I know that subsets of $\mathbb{R}^n$, e.g. of the form $\{(x,y)\in\mathbb{R}^2|0\leq x\leq 20,y\leq x^2\}$ are closed because the inequalities are not sharp, however, is there an alternative def. of closed sets or a theorem that will allow me to call sets of this form closed? I can't find a formal way to say this.

Answer 1

$\def\R{\Bbb R}$ If you’re happy with the fact that preimages of closed sets under continuous functions are closed then I like the following approach.

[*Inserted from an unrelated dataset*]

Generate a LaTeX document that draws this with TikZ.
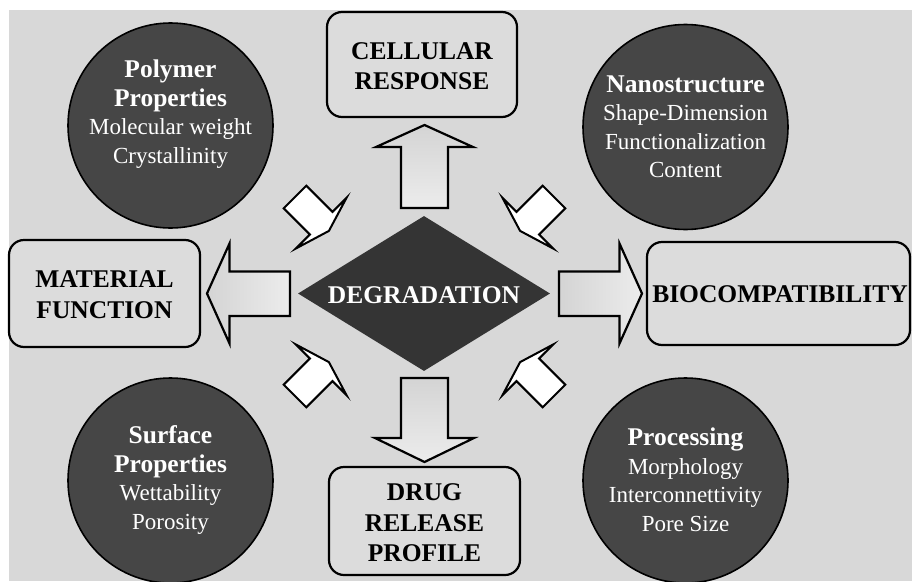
\documentclass[tikz,border=0pt]{standalone}
\usepackage{fontspec}
\setmainfont{Liberation Serif}
\usetikzlibrary{shapes.geometric}
\definecolor{bggray}{RGB}{216,216,216}
\definecolor{boxgray}{RGB}{220,220,220}
\definecolor{circgray}{RGB}{70,70,70}
\definecolor{diagray}{RGB}{52,52,52}
\definecolor{arrA}{RGB}{212,212,212}
\definecolor{arrB}{RGB}{236,236,236}
\tikzset{
  bubble/.style={circle, draw=black, line width=1.6pt, fill=circgray, minimum size=205pt, inner sep=0pt},
  bubtext/.style={text=white, align=center, font=\fontsize{23}{28.5}\selectfont, inner sep=0pt},
  boxnode/.style={draw=black, line width=2.2pt, rounded corners=15pt, fill=boxgray, inner sep=0pt},
  boxtext/.style={text=black, align=center, font=\fontsize{25.5}{30.5}\selectfont\bfseries, inner sep=0pt},
  bigarrow/.style={draw=black, line width=2.2pt, line join=miter, left color=arrA, right color=arrB},
  bigarrowv/.style={draw=black, line width=2.2pt, line join=miter, top color=arrA, bottom color=arrB},
  smallarrow/.style={draw=black, line width=2pt, fill=white, line join=miter, miter limit=25},
}
\newcommand{\bt}[1]{{\fontsize{25.5}{28.5}\selectfont\bfseries #1}}
\begin{document}
\begin{tikzpicture}[x=1pt,y=-1pt]
\useasboundingbox (0,0) rectangle (912,581);
\clip (0,0) rectangle (912,581);
\fill[white] (0,0) rectangle (912,581);
\fill[bggray] (9,10) rectangle (912,581);

% circles
\node[bubble] (poly) at (170.5,125.5) {};
\node[bubtext] (polyt) at (170.5,114) {\bt{Polymer}\\\bt{Properties}\\Molecular weight\\Crystallinity};
\node[bubble] (nano) at (685.5,127) {};
\node[bubtext] (nanot) at (685.5,127) {\bt{Nanostructure}\\Shape-Dimension\\Functionalization\\Content};
\node[bubble] (surf) at (170.5,480.5) {};
\node[bubtext] (surft) at (170.5,480) {\bt{Surface}\\\bt{Properties}\\Wettability\\Porosity};
\node[bubble] (proc) at (685.5,480.5) {};
\node[bubtext] (proct) at (685.5,480) {\bt{Processing}\\Morphology\\Interconnettivity\\Pore Size};

% boxes
\node[boxnode, minimum width=190pt, minimum height=105pt] (cell) at (422,64.5) {};
\node[boxtext] (cellt) at (422,66) {CELLULAR\\RESPONSE};
\node[boxnode, minimum width=191pt, minimum height=107pt] (mat) at (104.5,293.5) {};
\node[boxtext] (matt) at (104.5,294.5) {MATERIAL\\FUNCTION};
\node[boxnode, minimum width=263pt, minimum height=103pt] (bio) at (778.5,293.5) {};
\node[boxtext] (biot) at (780,294.5) {BIOCOMPATIBILITY};
\node[boxnode, minimum width=191pt, minimum height=108pt] (drug) at (424.5,521) {};
\node[boxtext] (drugt) at (424.5,523) {DRUG\\RELEASE\\PROFILE};

% diamond
\node[diamond, fill=diagray, minimum width=252pt, minimum height=155pt, inner sep=0pt] (deg) at (424,293.5) {};
\node[boxtext, text=white] (degt) at (424,295.5) {DEGRADATION};

% big block arrows
\shadedraw[bigarrowv] (401,208) -- (401,147) -- (376,147) -- (424.5,125) -- (473,147) -- (448,147) -- (448,208) -- cycle;
\shadedraw[bigarrowv] (401,378) -- (401,438) -- (375,438) -- (424.5,462) -- (474,438) -- (448,438) -- (448,378) -- cycle;
\shadedraw[bigarrow] (290,271.5) -- (229.5,271.5) -- (229.5,243.5) -- (207,293.5) -- (229.5,343.5) -- (229.5,316) -- (290,316) -- cycle;
\shadedraw[bigarrow] (559,271.5) -- (619.5,271.5) -- (619.5,243.5) -- (642,293.5) -- (619.5,343.5) -- (619.5,316) -- (559,316) -- cycle;

% small arrows
\draw[smallarrow] (306.3,185.7) -- (332.5,211.9) -- (346.6,197.7) -- (328.9,230.9) -- (295.7,248.6) -- (309.9,234.5) -- (283.7,208.3) -- cycle;
\draw[smallarrow] (542.7,185.7) -- (516.5,211.9) -- (502.4,197.7) -- (520.1,230.9) -- (553.3,248.6) -- (539.1,234.5) -- (565.3,208.3) -- cycle;
\draw[smallarrow] (306.3,407.3) -- (332.5,381.1) -- (346.6,395.3) -- (328.9,362.1) -- (295.7,344.4) -- (309.9,358.5) -- (283.7,384.7) -- cycle;
\draw[smallarrow] (542.7,407.3) -- (516.5,381.1) -- (502.4,395.3) -- (520.1,362.1) -- (553.3,344.4) -- (539.1,358.5) -- (565.3,384.7) -- cycle;
\end{tikzpicture}
\end{document}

The functions $\pi(x,y)=x$ and $f(x,y)=x^2-y$ mapping $\R^2\to \R$ are both continuous by the standard construction theorems. The set you give as an example is then $$ \pi^{-1}([0,20]) \cap f^{-1}([0,\infty)). $$ Since $[0,20]$ and $[0,\infty)$ are closed in $\R$, both factors in the intersection are closed, so their intersection is closed.

Answer 2

I think the best way to see this is working with the idea of a boundary. A boundary point for a set $S$ in $\mathbb{R}^n$ is a point $x$ such that any ball with center $x$ intersects both $S$ and $\mathbb{R}^n\setminus S$.

A set is closed if it contains all its boundary points, and it is open if it contains no boundary points.

Now it is not very hard to see that sets such as yours with "soft" inequalities allow all boundary points to be contained, thus it is closed, while "sharp" inequalities would exclude all boundary points, thus such sets are open.

Answer 3

You can use continous functions.

If you have a continous function $f: \mathbb R^n \to \mathbb R$ and a close set $C \subseteq \mathbb R$ then $f^{-1}(C)$ is closed.

For example you looked at the set $\{(x,y)\in\mathbb{R}^2|0\leq x\leq 20,y\leq x^2\}$.

You can define the continous functions $f_1(x,y) = x$ and $f_2(x)= x^2 - y$. Thus from what we stated above $f_1^{-1}([0,20])$ and $f_2^{-1}([0,\infty))$ are closed.

And now we get that $\{(x,y)\in\mathbb{R}^2|0\leq x\leq 20,y\leq x^2\}$ = $f_1^{-1}([0,20]) \cap f_2^{-1}([0,\infty))$ is closed as an ontersection of closed sets.